**Aim of the task**:
Repeat the listing exactly as given, omitting every image.

**Data shown**:
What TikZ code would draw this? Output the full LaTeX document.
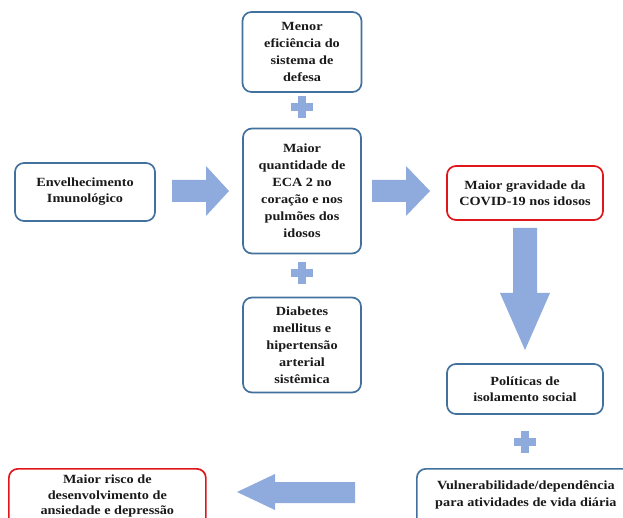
\documentclass[tikz,border=0pt]{standalone}
\usepackage{fontspec}
\setmainfont[FakeStretch=1.14]{Liberation Serif}
\usetikzlibrary{positioning,calc}
\definecolor{FLOWblue}{HTML}{41719C}
\definecolor{FLOWred}{HTML}{E0161B}
\definecolor{FLOWfill}{HTML}{8FAADC}
\definecolor{FLOWtext}{HTML}{1A1A1A}
\tikzset{flowbox/.style={draw=FLOWblue,line width=1.7pt,rounded corners=9pt,fill=white,
 align=center,text=FLOWtext,font=\fontsize{12.5}{17}\selectfont\bfseries,inner sep=2pt},
 redbox/.style={flowbox,draw=FLOWred},
 blockarr/.style={fill=FLOWfill,draw=none}}
\newcommand{\plussign}[1]{\fill[FLOWfill] ($#1+(-11,-4)$) rectangle ($#1+(11,4)$);
 \fill[FLOWfill] ($#1+(-4,-11)$) rectangle ($#1+(4,11)$);}

\begin{document}
\begin{tikzpicture}[x=1pt,y=-1pt]
\useasboundingbox (0,0) rectangle (623,518);
% left column and centre stack
\node[flowbox,minimum width=119pt,minimum height=80pt] (defesa) at (302,52) {Menor\\eficiência do\\sistema de\\defesa};
\node[flowbox,minimum width=118pt,minimum height=125pt] (eca) at (302,191) {Maior\\quantidade de\\ECA 2 no\\coração e nos\\pulmões dos\\idosos};
\node[flowbox,minimum width=118pt,minimum height=95pt] (diab) at (302,345) {Diabetes\\mellitus e\\hipertensão\\arterial\\sistêmica};
\node[flowbox,minimum width=140pt,minimum height=58pt,font=\fontsize{12.5}{16}\selectfont\bfseries] (envel) at (85,192) {Envelhecimento\\Imunológico};
% right column
\node[redbox,minimum width=156pt,minimum height=54pt,font=\fontsize{12.5}{16}\selectfont\bfseries] (grav) at (525,193) {Maior gravidade da\\COVID-19 nos idosos};
\node[flowbox,minimum width=156pt,minimum height=50pt,font=\fontsize{12.5}{16}\selectfont\bfseries] (polit) at (525,389) {Políticas de\\isolamento social};
\node[flowbox,minimum width=218pt,anchor=north west,inner ysep=12pt,text depth=30pt,font=\fontsize{12.5}{17}\selectfont\bfseries] (vuln) at (416,468) {Vulnerabilidade/dependência\\para atividades de vida diária};
\node[redbox,minimum width=197pt,anchor=north west,inner ysep=6pt,text depth=20pt,font=\fontsize{12.5}{15.5}\selectfont\bfseries] (risco) at (8,468) {Maior risco de\\desenvolvimento de\\ansiedade e depressão};
% plus signs
\plussign{(302,107)}
\plussign{(302,273)}
\plussign{(525,442)}
% block arrows
\fill[blockarr] (172,180) -- (206,180) -- (206,166) -- (229,191) -- (206,216) -- (206,202) -- (172,202) -- cycle;
\fill[blockarr] (372,180) -- (406,180) -- (406,166) -- (430,191) -- (406,216) -- (406,202) -- (372,202) -- cycle;
\fill[blockarr] (513,228) -- (537,228) -- (537,293) -- (550,293) -- (525,350) -- (500,293) -- (513,293) -- cycle;
\fill[blockarr] (355,482) -- (275,482) -- (275,474) -- (237,492) -- (275,510) -- (275,503) -- (355,503) -- cycle;
\end{tikzpicture}
\end{document}
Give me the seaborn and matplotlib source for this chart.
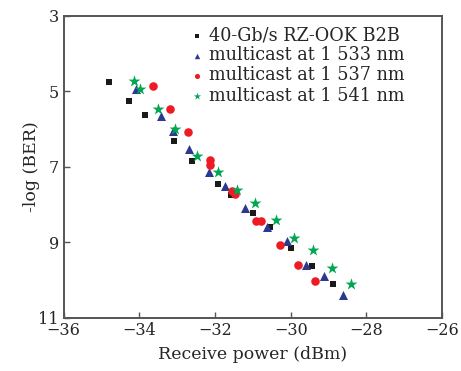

**Written solution**:
What TikZ code would draw this? Output the full LaTeX document.
\documentclass[tikz,border=0pt]{standalone}
\usepackage{fontspec}
\setmainfont[FakeStretch=1.14]{Liberation Serif}
\usetikzlibrary{positioning,calc}
\definecolor{FLOWblue}{HTML}{41719C}
\definecolor{FLOWred}{HTML}{E0161B}
\definecolor{FLOWfill}{HTML}{8FAADC}
\definecolor{FLOWtext}{HTML}{1A1A1A}
\tikzset{flowbox/.style={draw=FLOWblue,line width=1.7pt,rounded corners=9pt,fill=white,
 align=center,text=FLOWtext,font=\fontsize{12.5}{17}\selectfont\bfseries,inner sep=2pt},
 redbox/.style={flowbox,draw=FLOWred},
 blockarr/.style={fill=FLOWfill,draw=none}}
\newcommand{\plussign}[1]{\fill[FLOWfill] ($#1+(-11,-4)$) rectangle ($#1+(11,4)$);
 \fill[FLOWfill] ($#1+(-4,-11)$) rectangle ($#1+(4,11)$);}

\begin{document}
\begin{tikzpicture}[x=1pt,y=-1pt]
\useasboundingbox (0,0) rectangle (623,518);
% left column and centre stack
\node[flowbox,minimum width=119pt,minimum height=80pt] (defesa) at (302,52) {Menor\\eficiência do\\sistema de\\defesa};
\node[flowbox,minimum width=118pt,minimum height=125pt] (eca) at (302,191) {Maior\\quantidade de\\ECA 2 no\\coração e nos\\pulmões dos\\idosos};
\node[flowbox,minimum width=118pt,minimum height=95pt] (diab) at (302,345) {Diabetes\\mellitus e\\hipertensão\\arterial\\sistêmica};
\node[flowbox,minimum width=140pt,minimum height=58pt,font=\fontsize{12.5}{16}\selectfont\bfseries] (envel) at (85,192) {Envelhecimento\\Imunológico};
% right column
\node[redbox,minimum width=156pt,minimum height=54pt,font=\fontsize{12.5}{16}\selectfont\bfseries] (grav) at (525,193) {Maior gravidade da\\COVID-19 nos idosos};
\node[flowbox,minimum width=156pt,minimum height=50pt,font=\fontsize{12.5}{16}\selectfont\bfseries] (polit) at (525,389) {Políticas de\\isolamento social};
\node[flowbox,minimum width=218pt,anchor=north west,inner ysep=12pt,text depth=30pt,font=\fontsize{12.5}{17}\selectfont\bfseries] (vuln) at (416,468) {Vulnerabilidade/dependência\\para atividades de vida diária};
\node[redbox,minimum width=197pt,anchor=north west,inner ysep=6pt,text depth=20pt,font=\fontsize{12.5}{15.5}\selectfont\bfseries] (risco) at (8,468) {Maior risco de\\desenvolvimento de\\ansiedade e depressão};
% plus signs
\plussign{(302,107)}
\plussign{(302,273)}
\plussign{(525,442)}
% block arrows
\fill[blockarr] (172,180) -- (206,180) -- (206,166) -- (229,191) -- (206,216) -- (206,202) -- (172,202) -- cycle;
\fill[blockarr] (372,180) -- (406,180) -- (406,166) -- (430,191) -- (406,216) -- (406,202) -- (372,202) -- cycle;
\fill[blockarr] (513,228) -- (537,228) -- (537,293) -- (550,293) -- (525,350) -- (500,293) -- (513,293) -- cycle;
\fill[blockarr] (355,482) -- (275,482) -- (275,474) -- (237,492) -- (275,510) -- (275,503) -- (355,503) -- cycle;
\end{tikzpicture}
\end{document}
Give me the seaborn and matplotlib source for this chart.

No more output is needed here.